The Crotale missile consists of a radar apparatus and a warhead. It is made by the Thomson-Matra Co. and was developed with the help of the South African Government which paid for the research. France sold Lebanon a number of Mirage jet trainers last year. The French Foreign Office last week emphatically denied press reports that it had partially lifted the arms embargo on Israel with respect to military equipment and spare parts.

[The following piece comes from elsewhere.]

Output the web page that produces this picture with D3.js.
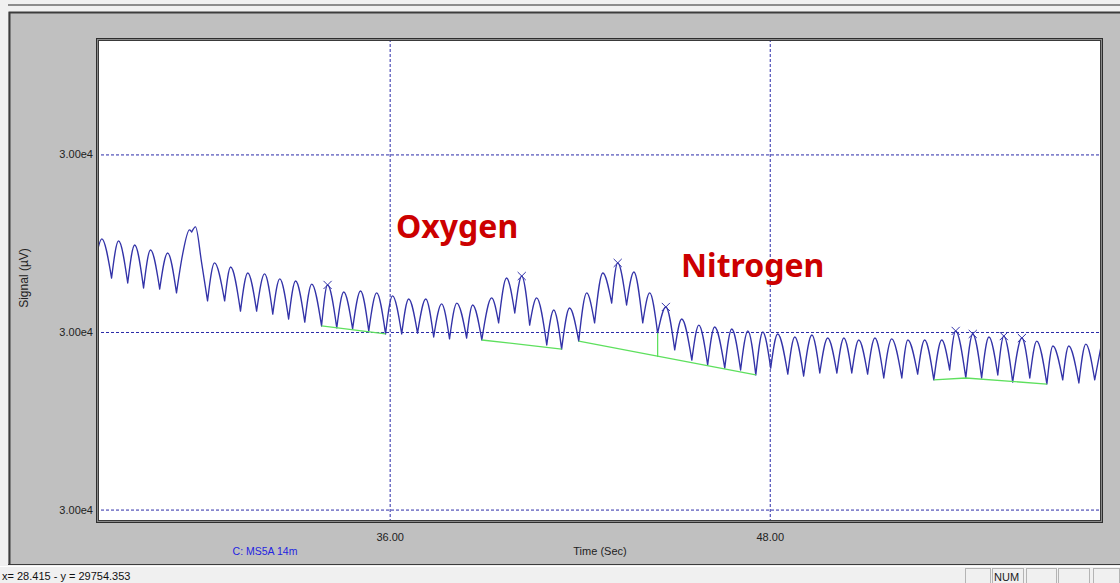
<!DOCTYPE html>
<html>
<head>
<meta charset="utf-8">
<script src="https://cdn.jsdelivr.net/npm/d3@7"></script>
<style>
  html, body { margin: 0; padding: 0; background: #f0f0f0; }
  svg { display: block; }
</style>
</head>
<body>
<svg id="chart" width="1120" height="583"></svg>
<script>
// ---- Detector trace (time in s, signal in µV) ----
const traceTime = [
  26.78, 26.91, 27.22, 27.44, 27.73, 27.95, 28.23, 28.45, 28.74, 28.99,
  29.27, 29.46, 29.68, 29.75, 29.87, 30.06, 30.25, 30.47, 30.79, 30.98,
  31.29, 31.52, 31.80, 32.05, 32.31, 32.53, 32.81, 33.03, 33.32, 33.54,
  33.85, 34.04, 34.33, 34.55, 34.83, 35.08, 35.34, 35.59, 35.87, 36.09,
  36.38, 36.60, 36.88, 37.14, 37.39, 37.64, 37.89, 38.12, 38.43, 38.62,
  38.91, 39.22, 39.44, 39.69, 39.95, 40.17, 40.42, 40.64, 40.96, 41.18,
  41.43, 41.68, 41.97, 42.22, 42.47, 42.73, 43.01, 43.20, 43.48, 43.71,
  43.99, 44.21, 44.46, 44.72, 45.00, 45.22, 45.54, 45.76, 46.04, 46.26,
  46.58, 46.80, 47.08, 47.31, 47.56, 47.78, 48.03, 48.25, 48.57, 48.79,
  49.07, 49.33, 49.58, 49.83, 50.12, 50.34, 50.59, 50.81, 51.09, 51.32,
  51.60, 51.85, 52.17, 52.36, 52.67, 52.89, 53.18, 53.43, 53.68, 53.87,
  54.19, 54.41, 54.69, 54.92, 55.20, 55.39, 55.67, 55.96, 56.21, 56.43,
  56.75, 56.94, 57.25, 57.44, 57.76, 57.98, 58.26, 58.45
];
const traceSignal = [
  30004.62, 30005.24, 30003.04, 30005.13, 30002.76, 30004.90, 30002.48, 30004.62, 30002.42, 30004.45,
  30002.20, 30004.34, 30005.75, 30005.63, 30005.92, 30003.94, 30001.75, 30003.89, 30001.75, 30003.66,
  30001.18, 30003.32, 30001.18, 30003.27, 30001.01, 30002.99, 30000.73, 30002.87, 30000.56, 30002.70,
  30000.34, 30002.65, 30000.23, 30002.25, 30000.17, 30002.31, 30000.06, 30002.20, 29999.89, 30002.03,
  29999.89, 30001.86, 29999.94, 30001.86, 29999.72, 30001.58, 29999.61, 30001.63, 29999.66, 30001.52,
  29999.55, 30001.92, 30000.51, 30003.04, 30001.07, 30003.15, 30000.39, 30001.92, 29999.27, 30001.24,
  29999.04, 30001.35, 29999.49, 30002.20, 30000.51, 30003.32, 30001.63, 30003.89, 30001.52, 30003.38,
  30000.51, 30002.20, 29999.94, 30001.41, 29998.99, 30000.73, 29998.42, 30000.39, 29998.14, 30000.28,
  29997.97, 30000.17, 29997.86, 30000.06, 29997.58, 30000.00, 29997.97, 29999.89, 29997.63, 29999.72,
  29997.52, 29999.83, 29997.69, 29999.66, 29997.69, 29999.66, 29997.69, 29999.55, 29997.63, 29999.66,
  29997.41, 29999.61, 29997.41, 29999.55, 29997.63, 29999.55, 29997.30, 29999.55, 29997.86, 30000.06,
  29997.41, 29999.89, 29997.41, 29999.72, 29997.58, 29999.77, 29997.18, 29999.66, 29997.41, 29999.49,
  29997.07, 29999.21, 29997.30, 29999.21, 29997.13, 29999.32, 29997.30, 29999.10
];

// Detected peak apexes (x marks)
const peakTime   = [34.04, 40.17, 43.20, 44.72, 53.87, 54.41, 55.39, 55.96];
const peakSignal = [30002.65, 30003.15, 30003.89, 30001.41, 30000.06, 29999.89, 29999.77, 29999.66];

// Integration baselines (green), each a list of [time, signal] vertices
const baselines = [
  [[33.85, 30000.34], [35.87, 29999.89]],
  [[38.91, 29999.55], [41.43, 29999.04]],
  [[41.97, 29999.49], [47.56, 29997.58]],
  [[53.18, 29997.30], [54.19, 29997.41], [56.75, 29997.07]]
];
// Perpendicular drop between co-eluting peaks
const dropLine = [[44.46, 29999.94], [44.46, 29998.59]];

// Axes
const timeDomain = [26.76, 58.49];
const signalDomain = [29989.3, 30016.5];
const timeTicks = [36, 48];
const signalTicks = [29990, 30000, 30010];

// Annotations
const compoundNames = ["Oxygen", "Nitrogen"];
const compoundTime = [36.20, 45.20];
const compoundSignal = [30005.3, 30003.1];

const channelLabel = "C: MS5A 14m";
const xTitle = "Time (Sec)";
const yTitle = "Signal (µV)";
const cursorReadout = "x= 28.415 - y = 29754.353";
const statusPanes = ["", "NUM", "", "", ""];

// ---- Drawing ----
const UI_FONT = "'Liberation Sans', Arial, sans-serif";
const svg = d3.select("#chart").style("font-family", UI_FONT);
const W = 1120, H = 583;
const plot = { left: 97, top: 39, right: 1102, bottom: 522 };

const x = d3.scaleLinear().domain(timeDomain).range([plot.left, plot.right]);
const y = d3.scaleLinear().domain(signalDomain).range([plot.bottom, plot.top]);

// window chrome
svg.append("rect").attr("width", W).attr("height", H).attr("fill", "#f0f0f0");
svg.append("rect").attr("x", 8).attr("y", 4).attr("width", W - 8).attr("height", 2).attr("fill", "#8c8c8c");
svg.append("rect").attr("x", 8).attr("y", 12).attr("width", W - 8).attr("height", 552)
  .attr("fill", "#c0c0c0");
svg.append("path").attr("d", "M9.5,564 V12.5 H1120").attr("fill", "none").attr("stroke", "#3c3c3c").attr("stroke-width", 2);
svg.append("line").attr("x1", 8).attr("x2", W).attr("y1", 564.5).attr("y2", 564.5).attr("stroke", "#3c3c3c");

// plot background
svg.append("rect").attr("x", plot.left).attr("y", plot.top)
  .attr("width", plot.right - plot.left).attr("height", plot.bottom - plot.top)
  .attr("fill", "#ffffff");

const gridColor = "#2a2aa8";
const fmt = v => d3.format(".2e")(v).replace("e+", "e");

// Y axis with horizontal grid
const gy = svg.append("g").attr("transform", `translate(${plot.left - 1},0)`)
  .call(d3.axisLeft(y).tickValues(signalTicks).tickFormat(fmt)
    .tickSizeInner(-(plot.right - plot.left + 1)).tickSizeOuter(0).tickPadding(3));
gy.select(".domain").remove();
gy.selectAll(".tick line").attr("stroke", gridColor).attr("stroke-dasharray", "3,2");
gy.selectAll(".tick text").attr("fill", "#222").attr("font-size", 11).style("font-family", UI_FONT);

// X axis with vertical grid
const gx = svg.append("g").attr("transform", `translate(0,${plot.bottom})`)
  .call(d3.axisBottom(x).tickValues(timeTicks).tickFormat(d3.format(".2f"))
    .tickSizeInner(-(plot.bottom - plot.top)).tickSizeOuter(0).tickPadding(11));
gx.select(".domain").remove();
gx.selectAll(".tick line").attr("stroke", gridColor).attr("stroke-dasharray", "3,2");
gx.selectAll(".tick text").attr("fill", "#222").attr("font-size", 11).style("font-family", UI_FONT);

// Trace: each cycle drawn from valley to valley so valleys stay sharp
const pts = traceTime.map((t, i) => [t, traceSignal[i]]);
const cuts = [0];
for (let i = 1; i < pts.length - 1; i++) {
  if (pts[i][1] < pts[i - 1][1] && pts[i][1] < pts[i + 1][1]) cuts.push(i);
}
cuts.push(pts.length - 1);
const seg = d3.line().x(d => x(d[0])).y(d => y(d[1])).curve(d3.curveMonotoneX);
let dTrace = "";
for (let k = 0; k < cuts.length - 1; k++) {
  const part = seg(pts.slice(cuts[k], cuts[k + 1] + 1));
  dTrace += k === 0 ? part : part.replace(/^M[^CLc]*/, "");
}
svg.append("path").attr("d", dTrace).attr("fill", "none")
  .attr("stroke", "#3333a8").attr("stroke-width", 1.35).attr("stroke-linejoin", "round");

// Baselines
const bl = d3.line().x(d => x(d[0])).y(d => y(d[1]));
svg.selectAll("path.baseline").data(baselines.concat([dropLine])).join("path")
  .attr("class", "baseline").attr("d", bl).attr("fill", "none")
  .attr("stroke", "#5ee05e").attr("stroke-width", 1.3);

// Peak apex marks
svg.selectAll("path.apex").data(peakTime).join("path")
  .attr("class", "apex")
  .attr("transform", (d, i) => `translate(${x(d)},${y(peakSignal[i])})`)
  .attr("d", d3.symbol().type(d3.symbolX).size(45))
  .attr("fill", "none").attr("stroke", "#3333aa").attr("stroke-width", 1);

// Compound names
svg.selectAll("text.compound").data(compoundNames).join("text")
  .attr("class", "compound")
  .attr("x", (d, i) => x(compoundTime[i]))
  .attr("y", (d, i) => y(compoundSignal[i]))
  .style("font-family", "'Noto Sans', 'Open Sans', sans-serif")
  .attr("font-weight", "bold").attr("font-size", 32)
  .attr("fill", "#cc0000").text(d => d);

// Plot frame (double border)
svg.append("rect").attr("x", plot.left - 0.5).attr("y", plot.top - 0.5)
  .attr("width", plot.right - plot.left + 1).attr("height", plot.bottom - plot.top + 1)
  .attr("fill", "none").attr("stroke", "#2e2e2e");
svg.append("rect").attr("x", plot.left + 0.5).attr("y", plot.top + 0.5)
  .attr("width", plot.right - plot.left - 1).attr("height", plot.bottom - plot.top - 1)
  .attr("fill", "none").attr("stroke", "#8a8a8a");
svg.append("rect").attr("x", plot.left + 1.5).attr("y", plot.top + 1.5)
  .attr("width", plot.right - plot.left - 3).attr("height", plot.bottom - plot.top - 3)
  .attr("fill", "none").attr("stroke", "#3a3a3a");

// Titles
svg.append("text").attr("x", 600).attr("y", 555).attr("text-anchor", "middle")
  .attr("font-size", 11).attr("fill", "#222").text(xTitle);
svg.append("text").attr("transform", "translate(28,278) rotate(-90)")
  .attr("text-anchor", "middle").attr("font-size", 12).attr("fill", "#222").text(yTitle);
svg.append("text").attr("x", 265).attr("y", 555).attr("text-anchor", "middle")
  .attr("font-size", 10.5).attr("fill", "#2424e0").text(channelLabel);

// Status bar
svg.append("line").attr("x1", 0).attr("x2", W).attr("y1", 566.5).attr("y2", 566.5).attr("stroke", "#ffffff");
svg.append("text").attr("x", 2).attr("y", 580).attr("font-size", 11).attr("fill", "#111").text(cursorReadout);
const paneX = [965, 992, 1026, 1058, 1093];
const paneW = [26, 32, 31, 32, 27];
statusPanes.forEach((label, i) => {
  svg.append("rect").attr("x", paneX[i] + 0.5).attr("y", 568.5).attr("width", paneW[i] - 1).attr("height", 16)
    .attr("fill", "none").attr("stroke", "#b4b4b4");
  if (label) svg.append("text").attr("x", paneX[i] + 2).attr("y", 581)
    .attr("font-size", 11).attr("fill", "#222").text(label);
});
</script>
</body>
</html>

The Daily Express said in a front page story in London today that the British Aircraft Corp. is negotiating to sell Iraq Lightning jet fighters and Red Top anti-aircraft missiles worth some $240 million. According to Chapman Pincher, the paper’s defense correspondent, secret talks have been in progress for several months in London and Baghdad with the full backing of the Government’s arms sales department and the Foreign Office. Mr. Pincher said that Saudi Arabia, which is already buying the Lightnings, agreed to a delay in the delivery of its planes so that the Iraqi order can be expedited. A Foreign Office spokesman refused to confirm the Express story. He told JTA that the Foreign Office never comments on arms sales or negotiations for arms sales.

(Britain has started delivery of a consignment of more than 50 of the powerful Centurion Mark II tanks to Jordan, the London Daily Telegraph reported. It said that the first six of the 36 Star fighter planes the United States has promised to Jordan have already been delivered but that King Hussein believes the rate of delivery is too slow.)